### [Objective]
Repeat, exactly and only, the lines from the beginning of the data through the line with "ax.set_xlim(0, 8800)". Pictures are left out.
-- BEGIN Data segment --
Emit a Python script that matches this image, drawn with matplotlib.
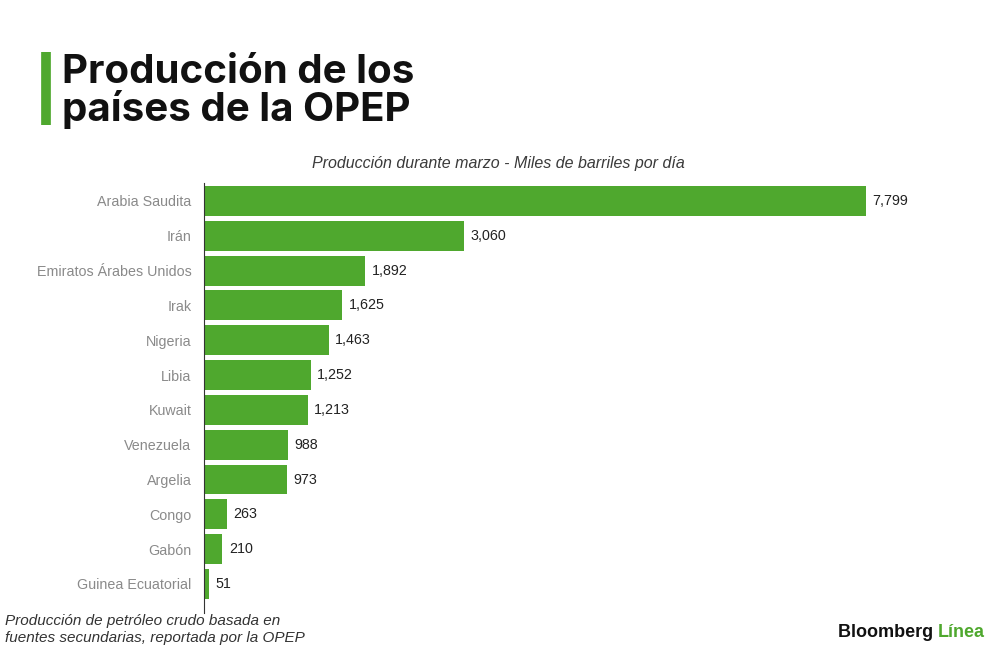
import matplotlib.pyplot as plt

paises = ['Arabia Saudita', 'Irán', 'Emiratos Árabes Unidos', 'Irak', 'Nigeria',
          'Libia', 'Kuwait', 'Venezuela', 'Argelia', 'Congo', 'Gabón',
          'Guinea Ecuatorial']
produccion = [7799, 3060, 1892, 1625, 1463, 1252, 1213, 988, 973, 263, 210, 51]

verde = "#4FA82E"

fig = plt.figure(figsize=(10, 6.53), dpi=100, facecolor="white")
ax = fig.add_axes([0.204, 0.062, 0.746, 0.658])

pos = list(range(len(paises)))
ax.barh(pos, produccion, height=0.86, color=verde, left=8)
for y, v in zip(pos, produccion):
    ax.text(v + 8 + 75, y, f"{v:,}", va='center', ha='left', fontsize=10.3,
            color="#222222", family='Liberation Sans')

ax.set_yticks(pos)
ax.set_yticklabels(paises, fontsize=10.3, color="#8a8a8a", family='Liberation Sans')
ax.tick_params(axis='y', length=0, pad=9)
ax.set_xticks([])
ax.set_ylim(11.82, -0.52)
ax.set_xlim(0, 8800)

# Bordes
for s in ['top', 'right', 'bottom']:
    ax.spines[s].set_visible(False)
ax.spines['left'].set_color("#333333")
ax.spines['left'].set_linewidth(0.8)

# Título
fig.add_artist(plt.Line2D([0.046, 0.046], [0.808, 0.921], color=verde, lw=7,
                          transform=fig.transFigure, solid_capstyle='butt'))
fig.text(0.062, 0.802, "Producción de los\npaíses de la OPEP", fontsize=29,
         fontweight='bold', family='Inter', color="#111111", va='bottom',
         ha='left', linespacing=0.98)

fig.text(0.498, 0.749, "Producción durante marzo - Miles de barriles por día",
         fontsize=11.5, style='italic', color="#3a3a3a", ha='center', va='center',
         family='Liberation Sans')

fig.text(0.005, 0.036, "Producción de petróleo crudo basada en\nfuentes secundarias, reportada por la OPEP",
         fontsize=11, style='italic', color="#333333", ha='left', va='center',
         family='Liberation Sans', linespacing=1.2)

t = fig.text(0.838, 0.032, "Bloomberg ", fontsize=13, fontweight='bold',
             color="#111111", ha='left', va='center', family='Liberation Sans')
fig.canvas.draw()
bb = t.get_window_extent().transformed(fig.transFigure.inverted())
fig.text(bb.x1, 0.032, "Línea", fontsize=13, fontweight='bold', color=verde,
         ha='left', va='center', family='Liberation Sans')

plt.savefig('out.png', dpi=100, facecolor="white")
-- END Data segment --
### [Final answer]
Emit a Python script that matches this image, drawn with matplotlib.
import matplotlib.pyplot as plt

paises = ['Arabia Saudita', 'Irán', 'Emiratos Árabes Unidos', 'Irak', 'Nigeria',
          'Libia', 'Kuwait', 'Venezuela', 'Argelia', 'Congo', 'Gabón',
          'Guinea Ecuatorial']
produccion = [7799, 3060, 1892, 1625, 1463, 1252, 1213, 988, 973, 263, 210, 51]

verde = "#4FA82E"

fig = plt.figure(figsize=(10, 6.53), dpi=100, facecolor="white")
ax = fig.add_axes([0.204, 0.062, 0.746, 0.658])

pos = list(range(len(paises)))
ax.barh(pos, produccion, height=0.86, color=verde, left=8)
for y, v in zip(pos, produccion):
    ax.text(v + 8 + 75, y, f"{v:,}", va='center', ha='left', fontsize=10.3,
            color="#222222", family='Liberation Sans')

ax.set_yticks(pos)
ax.set_yticklabels(paises, fontsize=10.3, color="#8a8a8a", family='Liberation Sans')
ax.tick_params(axis='y', length=0, pad=9)
ax.set_xticks([])
ax.set_ylim(11.82, -0.52)
ax.set_xlim(0, 8800)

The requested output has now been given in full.